President Donald Trump said Friday that he would "love" to see Colin Kaepernick return to the NFL "if he's good enough."
The president was asked about Kaepernick during a meeting with the media outside the White House. Kaepernick, who last played for the San Francisco 49ers in 2016, posted a video to Twitter and Instagram on Wednesday showing himself in a gym and saying he is "still ready" after two-plus seasons out of the NFL.
Asked about Kaepernick's return, Trump said: "Only if he's good enough. ... If he was good enough, they'd hire him. Why wouldn't he play if he was good enough?
"I think if he was good enough, I know the owners, I know Bob Kraft, I know so many of the owners, if he's good enough, they'd sign him," Trump said. "So if he's good enough, I know these people -- they would sign him in a heartbeat. They will do anything they can to win games.
"Frankly, I'd love to see Kaepernick come in, if he's good enough. But I don't want to see him come in because somebody thinks it's a good PR move. If he's good enough, he will be in."
Kaepernick drew national attention in 2016 when he sat, and later knelt, during the national anthem to protest racial injustice and police brutality in the United States. In the video released Wednesday, he was shown in a gym exercising, saying "5 a.m., five days a week, for three years. Still ready." The clip started with a countdown saying he had been "denied work for 889 days."

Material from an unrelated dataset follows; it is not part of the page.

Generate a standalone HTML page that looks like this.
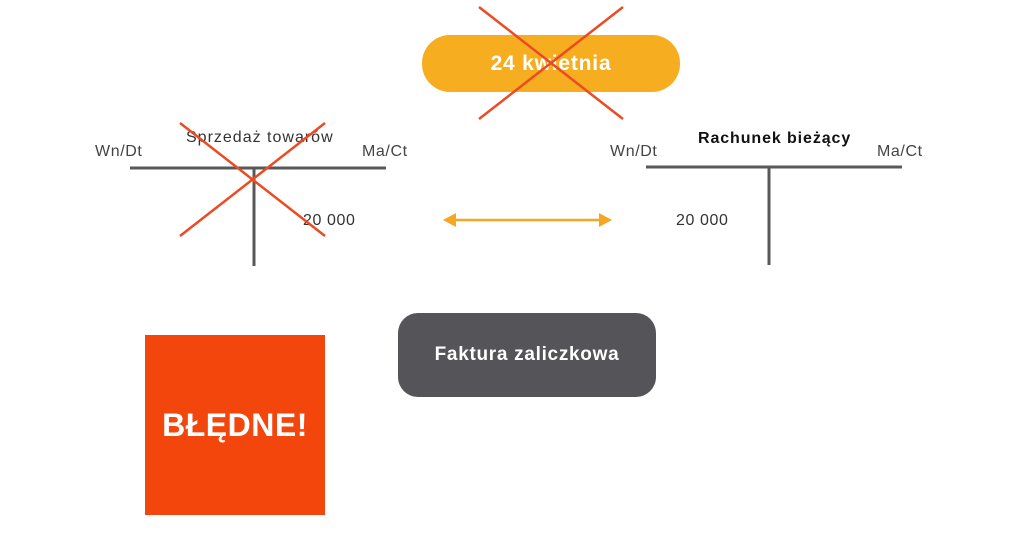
<!DOCTYPE html>
<html><head><style>
body{margin:0;width:1024px;height:549px;background:#fff;position:relative;overflow:hidden;font-family:"Liberation Sans",sans-serif;}
.a{position:absolute;}
.t{font-size:16px;letter-spacing:0.6px;}
</style></head><body>
<div class="a" style="left:422px;top:35px;width:258px;height:57px;border-radius:28px;background:#F6AD1F;color:#fff;font-weight:bold;font-size:21px;letter-spacing:0.8px;line-height:57px;text-align:center;">24 kwietnia</div>
<div class="a t" style="left:186px;top:129px;color:#333;letter-spacing:1px;">Sprzedaż towarów</div>
<div class="a t" style="left:95px;top:143px;color:#444;">Wn/Dt</div>
<div class="a t" style="left:362px;top:143px;color:#444;">Ma/Ct</div>
<div class="a t" style="left:303px;top:212px;color:#333;">20 000</div>
<div class="a" style="left:698px;top:130px;font-size:16px;letter-spacing:0.9px;font-weight:bold;color:#111;">Rachunek bieżący</div>
<div class="a t" style="left:610px;top:143px;color:#444;">Wn/Dt</div>
<div class="a t" style="left:877px;top:143px;color:#444;">Ma/Ct</div>
<div class="a t" style="left:676px;top:212px;color:#333;">20 000</div>
<div class="a" style="left:398px;top:313px;width:258px;height:84px;border-radius:20px;background:#555559;color:#fff;font-weight:bold;font-size:19px;letter-spacing:0.7px;line-height:84px;text-align:center;">Faktura zaliczkowa</div>
<div class="a" style="left:145px;top:335px;width:180px;height:180px;background:#F2460C;color:#fff;font-weight:bold;font-size:32px;letter-spacing:0.5px;line-height:180px;text-align:center;">BŁĘDNE!</div>
<svg class="a" style="left:0;top:0" width="1024" height="549">
<g stroke="#58585a" stroke-width="3">
<line x1="130" y1="168" x2="386" y2="168"/><line x1="254" y1="168" x2="254" y2="266"/>
<line x1="646" y1="167" x2="902" y2="167"/><line x1="769" y1="167" x2="769" y2="265"/>
</g>
<g stroke="#EE4A22" stroke-width="2.5">
<line x1="479" y1="7" x2="623" y2="119"/><line x1="623" y1="7" x2="479" y2="119"/>
<line x1="180" y1="123" x2="325" y2="236"/><line x1="325" y1="123" x2="180" y2="236"/>
</g>
<line x1="452" y1="220" x2="602" y2="220" stroke="#F5A623" stroke-width="2.5"/>
<polygon points="443,220 456,213 456,227" fill="#F5A623"/>
<polygon points="612,220 599,213 599,227" fill="#F5A623"/>
</svg>
</body></html>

In 2017, at a rally in Huntsville, Alabama, Trump criticized NFL players who protested during the national anthem, suggesting that team owners release the players. He said the protests were "hurting the game" and that fans who were offended should walk out of games. Trump did not mention Kaepernick or any other NFL players by name at the rally, but earlier in 2017, he took credit for the fact that Kaepernick had not been signed.
Kaepernick opted out of his contract with the 49ers in March 2017 and has not been signed since. In October 2017, Kaepernick filed a grievance against the NFL under the collective bargaining agreement, alleging collusion against signing him to a contract. Both his grievance and that of current Carolina Panthers safety Eric Reid were settled in February, with the Wall Street Journal reporting they would receive less than $10 million total.